Task instructions. Without the pictures, extract every line from the start of the material to the line containing "import seaborn as sns", both ends included.

Source material.
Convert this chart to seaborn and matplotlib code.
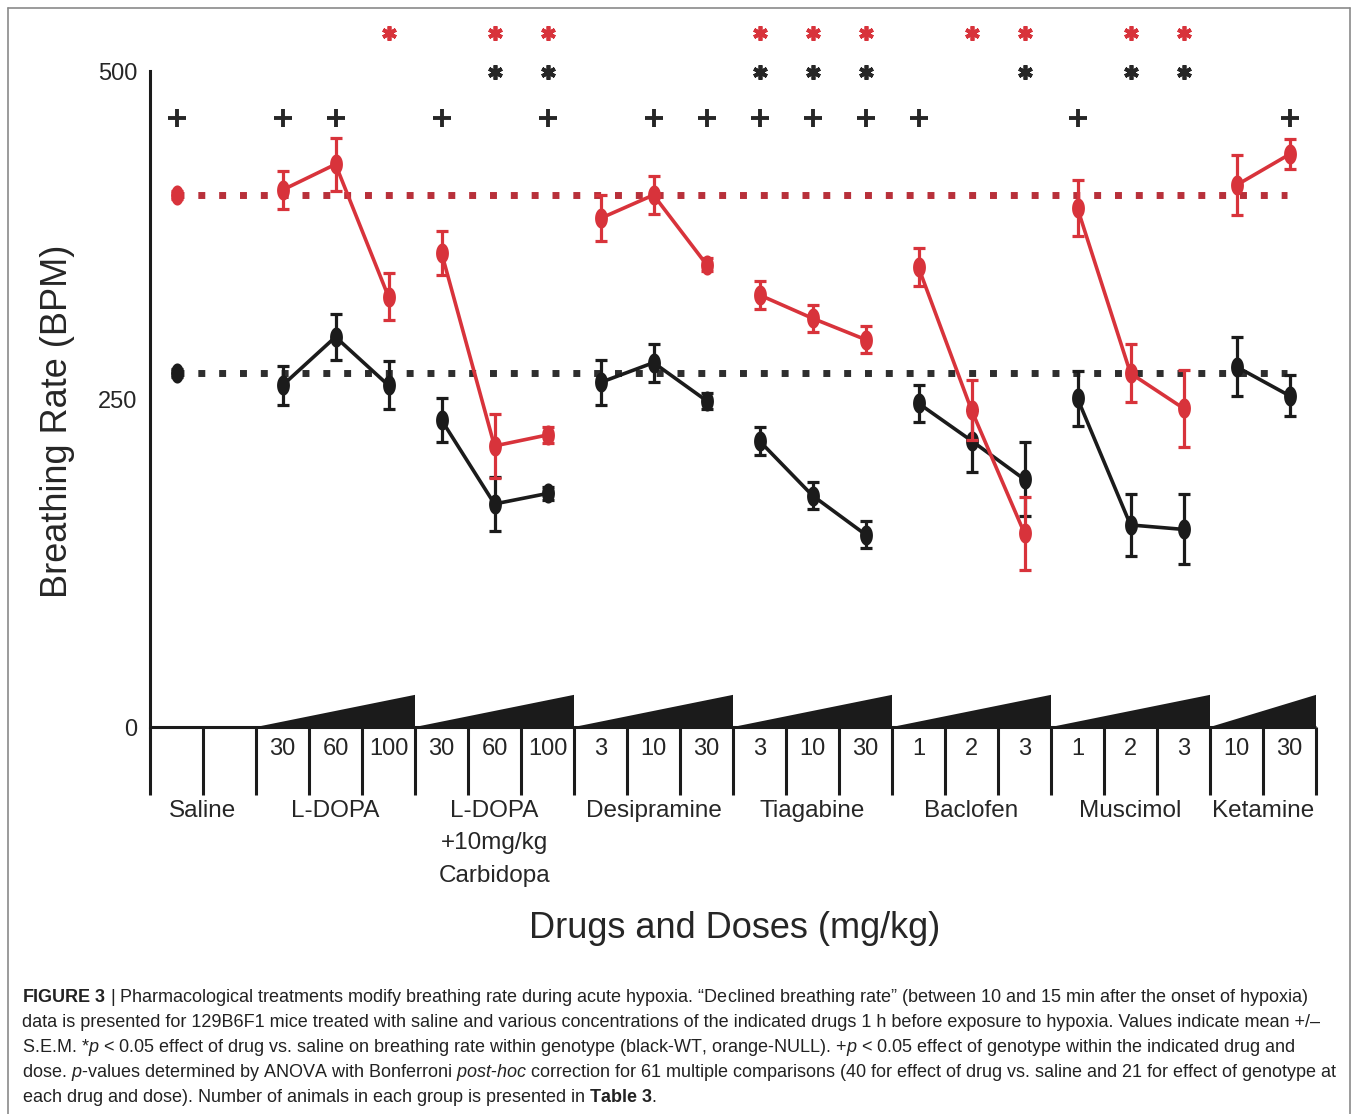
import numpy as np
import pandas as pd
import matplotlib
matplotlib.use("Agg")
import matplotlib.pyplot as plt
from matplotlib import font_manager
from matplotlib.lines import Line2D
import seaborn as sns

# --- data ---
drug_names = ["Saline", "L-DOPA", "L-DOPA\n+10mg/kg\nCarbidopa", "Desipramine",
              "Tiagabine", "Baclofen", "Muscimol", "Ketamine"]
drug_doses = [[""], ["30", "60", "100"], ["30", "60", "100"], ["3", "10", "30"],
              ["3", "10", "30"], ["1", "2", "3"], ["1", "2", "3"], ["10", "30"]]

wt_mean = [269.5, 260.4, 297.3, 260.4, 234.0, 170.0, 178.0, 262.6, 277.7, 248.7,
           218.0, 176.4, 146.7, 246.7, 218.2, 188.7, 250.4, 154.0, 150.6, 274.6, 252.5]
wt_sem = [3, 14.9, 17.5, 18.3, 17.0, 20.7, 5.3, 17.4, 14.4, 6.0,
          11.0, 10.3, 10.0, 14.0, 23.6, 28.2, 21.3, 23.5, 26.7, 22.5, 15.6]
null_mean = [405.5, 409.3, 428.9, 327.9, 361.5, 214.2, 222.6, 387.7, 405.5, 352.5,
             329.3, 311.5, 295.3, 350.3, 241.6, 147.6, 395.3, 269.6, 242.9, 413.0, 436.5]
null_sem = [3, 14.7, 20.0, 18.0, 16.8, 24.5, 6.0, 17.5, 14.4, 5.3,
            10.4, 10.5, 10.0, 14.5, 22.9, 28.0, 21.3, 22.2, 29.2, 23.0, 11.4]

# significance marks, index into the 21 points above
null_star = [3, 5, 6, 10, 11, 12, 14, 15, 17, 18]   # drug vs saline, NULL
wt_star = [5, 6, 10, 11, 12, 15, 17, 18]            # drug vs saline, WT
geno_plus = [0, 1, 2, 4, 6, 8, 9, 10, 11, 12, 13, 16, 20]  # genotype effect

caption = [
    r"$\mathbf{FIGURE\ 3}$ | Pharmacological treatments modify breathing rate during acute hypoxia. “Declined breathing rate” (between 10 and 15 min after the onset of hypoxia)",
    "data is presented for 129B6F1 mice treated with saline and various concentrations of the indicated drugs 1 h before exposure to hypoxia. Values indicate mean +/–",
    r"S.E.M. *$\mathit{p}$ < 0.05 effect of drug vs. saline on breathing rate within genotype (black-WT, orange-NULL). +$\mathit{p}$ < 0.05 effect of genotype within the indicated drug and",
    r"dose. $\mathit{p}$-values determined by ANOVA with Bonferroni $\mathit{post}$-$\mathit{hoc}$ correction for 61 multiple comparisons (40 for effect of drug vs. saline and 21 for effect of genotype at",
    r"each drug and dose). Number of animals in each group is presented in $\mathbf{Table\ 3}$.",
]

RED = "#d8333b"
RED_DOT = "#b8303a"
BLACK = "#1b1b1b"
BLACK_DOT = "#2e2e2e"

sns.set_style("white")
names = {f.name for f in font_manager.fontManager.ttflist}
main_font = "Liberation Sans" if "Liberation Sans" in names else "DejaVu Sans"
cap_font = "Liberation Sans Narrow" if "Liberation Sans Narrow" in names else main_font
plt.rcParams["font.family"] = [main_font, "DejaVu Sans"]
plt.rcParams["mathtext.fontset"] = "custom"
plt.rcParams["mathtext.rm"] = cap_font
plt.rcParams["mathtext.it"] = cap_font + ":italic"
plt.rcParams["mathtext.bf"] = cap_font + ":bold"

# cell layout: saline takes two cells, every dose one cell
group_start, group_cells = [], []
c = 0
for i, doses in enumerate(drug_doses):
    group_start.append(c)
    n = 2 if i == 0 else len(doses)
    group_cells.append(n)
    c += n
n_cells = c

rows = []
k = 0
for i, doses in enumerate(drug_doses):
    for j, d in enumerate(doses):
        pos = group_start[i] + j + 0.5
        rows.append(dict(pos=pos, drug=drug_names[i], dose=d, genotype="WT",
                         bpm=wt_mean[k], err=wt_sem[k]))
        rows.append(dict(pos=pos, drug=drug_names[i], dose=d, genotype="NULL",
                         bpm=null_mean[k], err=null_sem[k]))
        k += 1
df = pd.DataFrame(rows)

W, H = 1357, 1114
fig = plt.figure(figsize=(W / 100, H / 100), dpi=100)
ax_left, ax_right = 150, 1316
y0_pix, y500_pix = 727, 71
ppu = (y0_pix - y500_pix) / 500.0
ylo, yhi = -55, 540
ax_bottom_pix = y0_pix + (-ylo) * ppu
ax_top_pix = y0_pix - yhi * ppu
ax = fig.add_axes([ax_left / W, 1 - ax_bottom_pix / H,
                   (ax_right - ax_left) / W, (ax_bottom_pix - ax_top_pix) / H])
ax.set_xlim(0, n_cells)
ax.set_ylim(ylo, yhi)

# ellipse marker
t = np.linspace(0, 2 * np.pi, 41)
ellipse = list(zip(0.64 * np.cos(t), np.sin(t)))

# saline reference lines
x_end = n_cells - 0.55
for geno, col in [("WT", BLACK_DOT), ("NULL", RED_DOT)]:
    base = df[(df.genotype == geno) & (df.drug == "Saline")].bpm.iloc[0]
    ax.plot([0.5, x_end], [base, base], ls=(0, (1, 2)), lw=5, color=col,
            dash_capstyle="butt", zorder=1.5)

for z, (geno, col) in enumerate([("WT", BLACK), ("NULL", RED)]):
    sub = df[df.genotype == geno]
    ax.errorbar(sub["pos"].to_numpy(), sub["bpm"].to_numpy(), yerr=sub["err"].to_numpy(),
                fmt="none", ecolor=col, elinewidth=2.3, capsize=4, capthick=2.3,
                zorder=2 + z)
    sns.lineplot(data=sub, x="pos", y="bpm", units="drug", estimator=None,
                 sort=False, color=col, lw=2.6, marker=ellipse, markersize=14.5,
                 markeredgewidth=0, legend=False, ax=ax, zorder=2.5 + z)

# significance rows
pts = df[df.genotype == "WT"]["pos"].to_numpy()
ax.plot(pts[geno_plus], [464] * len(geno_plus), ls="none", marker="+",
        ms=12.5, mew=2.8, color="#262626", clip_on=False)
ax.plot(pts[wt_star], [499] * len(wt_star), ls="none", marker=(6, 2, 0),
        ms=10.5, mew=2.7, color="#262626", clip_on=False)
ax.plot(pts[null_star], [529] * len(null_star), ls="none", marker=(6, 2, 0),
        ms=10.5, mew=2.7, color=RED, clip_on=False)

# axes frame
for s in ["top", "right", "bottom"]:
    ax.spines[s].set_visible(False)
ax.spines["left"].set_bounds(0, 500)
ax.spines["left"].set_linewidth(2.2)
ax.spines["left"].set_color(BLACK)
ax.set_yticks([0, 250, 500])
ax.set_yticklabels(["0", "250", "500"])
ax.tick_params(axis="y", length=5, width=2.2, pad=4, labelsize=17, color=BLACK)
ax.set_xticks([])
ax.set_xlabel("")
ax.set_ylabel("")

# x "axis": baseline, cell dividers, dose wedges and labels
ax.plot([0, n_cells], [0, 0], color=BLACK, lw=2.2, solid_capstyle="butt", clip_on=False)
ax.vlines(np.arange(n_cells + 1), -52, 0, color=BLACK, lw=2.2, clip_on=False)
for i, doses in enumerate(drug_doses):
    s, n = group_start[i], group_cells[i]
    if i > 0:
        ax.fill([s, s + n, s + n], [0, 24.5, 0], color=BLACK, lw=0, clip_on=False)
    for j, d in enumerate(doses):
        ax.text(s + j + 0.5, -17, d, ha="center", va="center", fontsize=17)
    ax.text(s + n / 2, -55.5, drug_names[i], ha="center", va="top", fontsize=17.5,
            linespacing=1.62)

fig.text(58 / W, 1 - 421 / H, "Breathing Rate (BPM)", rotation=90,
         ha="center", va="center", fontsize=26)
fig.text(735 / W, 1 - 928 / H, "Drugs and Doses (mg/kg)",
         ha="center", va="center", fontsize=26)

cap_size = 14.4 if cap_font != main_font else 13.0
for i, line in enumerate(caption):
    fig.text(22 / W, 1 - (1002 + 25 * i) / H, line, ha="left", va="baseline",
             fontsize=cap_size, family=[cap_font, "DejaVu Sans"], color="#222222")

# outer frame of the figure panel
frame = dict(color="#8a8a8a", lw=1.2, transform=fig.transFigure)
fig.add_artist(Line2D([8 / W, 1350 / W], [1 - 8 / H, 1 - 8 / H], **frame))
fig.add_artist(Line2D([8 / W, 8 / W], [0, 1 - 8 / H], **frame))
fig.add_artist(Line2D([1350 / W, 1350 / W], [0, 1 - 8 / H], **frame))

fig.savefig("out.png", dpi=100)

Answer below.
Convert this chart to seaborn and matplotlib code.
import numpy as np
import pandas as pd
import matplotlib
matplotlib.use("Agg")
import matplotlib.pyplot as plt
from matplotlib import font_manager
from matplotlib.lines import Line2D
import seaborn as sns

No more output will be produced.